For the first year or so after we officially broke up, despite periods of coming over to my house to hook up, he would scream bitch, slut, or whore at me in the hallways and in the lunchroom, he would shove me into lockers or push someone else into me so I would fall. He and his friends would prank call me (though it's only a prank if you don't know who the person is) and say equally horrible things. 

If I was dating someone and he saw me out socially at the local hangouts, he'd be sure to verbally harass me and shit-talk whomever I was with. But these other guys were good dudes who thought Derrick was a total clown and handled it by not engaging in the bullshit.

Derrick also tried to talk shit about me to my friends, saying how much he hated me and that I was this really terrible person. Mind you, the only transgression I made in our so-called relationship was to go off to camp the summer before freshman year and return Fat. I have no idea why I was the focus of his aggression. I speculate that his abusive and unstable childhood had something to do with it. But I will never know for sure. 

In general, being Fat was not hard on my social or romantic life in high school. Yet, my internal world and sense of worth suffered to the degree that if it happened today, I would have gone to (several) Intensive Outpatient programs. Instead, I tethered together my own Mental Health Recovery program that is detailed in my teenage diaries. I started by seeing a nutritionist who introduced me to what would later be called Intuitive Eating and Body Positivity. Neither phrase was used by this amazing woman named Barbara. Instead, she said things like "trust yourself and your process'' and taught me how to eat based on hunger and fullness cues rather than whether or not Derrick pranked-called me or was nice to me that day. This type of therapy went on for over a year, but my parents stopped supporting it when it didn't get me Thin again. That's when Mom brought me to Nutrisystem, and Dad bought me workout equipment at home. I did both, but neither brought me to Thin Enough. 

So by the end of sophomore year, I tossed aside all of the approaches the adults suggested and went with Starving Myself and eating only nonfat foods (remember Susan Powter?). This continued for about six months, and I finally reached Thin Enough, which was too thin. My parents ordered me to start eating again, but I had forgotten how. I remembered my work with Barbara, and somewhere deep inside, I knew that was the route I should take. Still, I remembered how it didn't get me to Thin Enough. Now, I was terrified of being Fat again. One night, I had a massive panic attack while making a can of vegetables (which had become my every dinner). As I writhed in the symptoms of panic—tingling in the face, numbness of the hands, shallow breathing, and heart palpitations I swore out loud that I would start to eat normally again. The only thing I knew about Eating Normally (and this is hilarious to me now) is that I should eat about 2000 calories a day to maintain my weight (I was an expert in calorie counting by this point), so because I was terrified of Fat, I decided to minus 500 and go with that. I told myself I had to eat at least that much. 

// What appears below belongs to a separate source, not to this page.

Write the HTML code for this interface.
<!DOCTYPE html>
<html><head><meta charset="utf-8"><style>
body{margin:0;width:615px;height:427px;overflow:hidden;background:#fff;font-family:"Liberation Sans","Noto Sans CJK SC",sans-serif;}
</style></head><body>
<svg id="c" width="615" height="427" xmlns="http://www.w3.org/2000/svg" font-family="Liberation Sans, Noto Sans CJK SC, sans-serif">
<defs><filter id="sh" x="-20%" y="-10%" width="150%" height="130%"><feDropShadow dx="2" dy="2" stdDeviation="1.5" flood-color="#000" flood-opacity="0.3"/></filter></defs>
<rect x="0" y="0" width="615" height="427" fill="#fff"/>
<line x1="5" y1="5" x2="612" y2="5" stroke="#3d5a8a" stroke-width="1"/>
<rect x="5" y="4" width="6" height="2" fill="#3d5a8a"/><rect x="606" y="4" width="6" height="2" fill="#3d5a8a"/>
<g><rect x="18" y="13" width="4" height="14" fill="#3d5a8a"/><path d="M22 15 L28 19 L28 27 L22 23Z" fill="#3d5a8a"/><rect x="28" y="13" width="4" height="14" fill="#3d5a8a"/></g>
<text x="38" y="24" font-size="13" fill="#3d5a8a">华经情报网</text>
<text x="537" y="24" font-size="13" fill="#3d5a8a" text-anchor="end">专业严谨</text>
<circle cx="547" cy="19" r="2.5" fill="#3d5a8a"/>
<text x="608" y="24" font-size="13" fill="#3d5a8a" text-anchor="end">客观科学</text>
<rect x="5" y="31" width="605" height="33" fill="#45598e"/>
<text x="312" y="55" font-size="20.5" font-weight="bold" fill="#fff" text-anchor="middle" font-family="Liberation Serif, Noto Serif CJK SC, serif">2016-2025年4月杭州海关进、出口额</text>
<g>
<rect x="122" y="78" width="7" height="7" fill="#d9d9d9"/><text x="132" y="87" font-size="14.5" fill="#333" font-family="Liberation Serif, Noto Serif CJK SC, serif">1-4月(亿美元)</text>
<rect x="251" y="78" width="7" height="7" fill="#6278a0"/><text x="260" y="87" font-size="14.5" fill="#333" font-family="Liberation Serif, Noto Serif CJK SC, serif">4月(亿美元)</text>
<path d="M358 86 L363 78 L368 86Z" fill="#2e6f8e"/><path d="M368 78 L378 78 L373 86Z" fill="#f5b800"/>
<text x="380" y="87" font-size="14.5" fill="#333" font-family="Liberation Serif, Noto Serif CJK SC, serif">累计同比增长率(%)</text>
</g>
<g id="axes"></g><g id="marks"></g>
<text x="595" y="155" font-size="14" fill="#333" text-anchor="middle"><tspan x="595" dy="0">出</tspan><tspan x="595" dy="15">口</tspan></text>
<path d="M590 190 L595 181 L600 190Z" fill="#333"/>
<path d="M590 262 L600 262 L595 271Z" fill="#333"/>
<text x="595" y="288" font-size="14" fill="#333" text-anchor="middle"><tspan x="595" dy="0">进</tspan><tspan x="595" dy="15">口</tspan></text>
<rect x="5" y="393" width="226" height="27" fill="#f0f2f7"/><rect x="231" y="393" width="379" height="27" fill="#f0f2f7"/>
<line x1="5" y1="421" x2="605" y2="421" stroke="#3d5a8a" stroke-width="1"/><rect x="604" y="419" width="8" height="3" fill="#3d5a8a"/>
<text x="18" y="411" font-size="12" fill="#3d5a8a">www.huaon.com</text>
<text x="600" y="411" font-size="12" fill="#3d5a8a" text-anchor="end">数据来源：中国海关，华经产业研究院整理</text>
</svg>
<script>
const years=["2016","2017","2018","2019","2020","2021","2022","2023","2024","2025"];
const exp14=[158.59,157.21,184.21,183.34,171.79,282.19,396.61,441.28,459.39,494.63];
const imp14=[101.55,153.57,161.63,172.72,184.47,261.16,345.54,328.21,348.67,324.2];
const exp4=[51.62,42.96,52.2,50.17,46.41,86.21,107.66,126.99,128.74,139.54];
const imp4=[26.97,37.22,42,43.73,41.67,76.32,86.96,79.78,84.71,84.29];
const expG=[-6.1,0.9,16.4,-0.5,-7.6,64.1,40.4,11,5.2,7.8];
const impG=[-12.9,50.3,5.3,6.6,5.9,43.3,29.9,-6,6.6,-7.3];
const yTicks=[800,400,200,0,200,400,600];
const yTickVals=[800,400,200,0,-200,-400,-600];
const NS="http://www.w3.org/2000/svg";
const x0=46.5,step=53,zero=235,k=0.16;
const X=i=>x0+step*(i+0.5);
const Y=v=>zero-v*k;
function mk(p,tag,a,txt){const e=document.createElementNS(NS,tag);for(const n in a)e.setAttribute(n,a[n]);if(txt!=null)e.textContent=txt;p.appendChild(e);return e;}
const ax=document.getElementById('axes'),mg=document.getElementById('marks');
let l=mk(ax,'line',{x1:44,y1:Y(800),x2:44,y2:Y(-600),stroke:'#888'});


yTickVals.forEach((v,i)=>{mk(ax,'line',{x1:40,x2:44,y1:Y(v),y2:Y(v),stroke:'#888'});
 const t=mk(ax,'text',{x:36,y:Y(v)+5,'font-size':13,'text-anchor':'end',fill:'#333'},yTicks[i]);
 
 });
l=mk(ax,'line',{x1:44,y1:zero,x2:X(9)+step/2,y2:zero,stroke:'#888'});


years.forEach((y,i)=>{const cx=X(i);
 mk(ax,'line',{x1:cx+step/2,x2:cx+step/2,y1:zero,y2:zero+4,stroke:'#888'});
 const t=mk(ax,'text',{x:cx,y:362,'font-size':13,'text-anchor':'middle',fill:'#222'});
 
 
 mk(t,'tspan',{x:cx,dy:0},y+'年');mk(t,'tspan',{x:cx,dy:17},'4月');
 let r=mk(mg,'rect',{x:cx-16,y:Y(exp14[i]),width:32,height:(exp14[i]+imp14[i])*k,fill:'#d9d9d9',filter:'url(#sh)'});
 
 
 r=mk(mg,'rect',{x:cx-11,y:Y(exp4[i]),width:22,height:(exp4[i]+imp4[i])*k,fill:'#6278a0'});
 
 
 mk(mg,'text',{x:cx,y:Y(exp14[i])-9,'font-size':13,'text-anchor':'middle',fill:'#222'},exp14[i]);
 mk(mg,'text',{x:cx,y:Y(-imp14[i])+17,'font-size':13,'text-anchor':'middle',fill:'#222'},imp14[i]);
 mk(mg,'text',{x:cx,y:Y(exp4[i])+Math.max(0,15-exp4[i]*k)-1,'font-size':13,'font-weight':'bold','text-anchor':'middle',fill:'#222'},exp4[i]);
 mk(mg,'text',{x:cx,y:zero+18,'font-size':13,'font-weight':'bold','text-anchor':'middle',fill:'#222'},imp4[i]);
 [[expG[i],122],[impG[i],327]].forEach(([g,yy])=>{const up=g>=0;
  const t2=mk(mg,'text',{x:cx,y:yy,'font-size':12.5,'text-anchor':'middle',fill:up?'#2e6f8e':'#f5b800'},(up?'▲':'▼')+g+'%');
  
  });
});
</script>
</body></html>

The internal battle of Not Thin Enough evolved into an anxiety disorder marked by frequent panic attacks, which, at a certain point, rendered me agoraphobic. I refused to go to school for almost two months. But this was October/November of my senior year. The same terror that led me to decide to start eating again led me to return to school so I could apply to college, get the hell out of my house, and start my life.  

The benefit of this anxiety disorder was that it drove me to find ways to survive. I told my parents to find me a therapist and psychiatrist, and they listened. I managed to pull myself together enough to apply to college, and I did, in fact, get the hell out of my parents' house.

The internal battle of Thin is Good and Fat is Bad continued to be a struggle for me over the next decade or so. But ultimately, I always subscribed to the motto that Fat and Alive is better than Thin and Dead.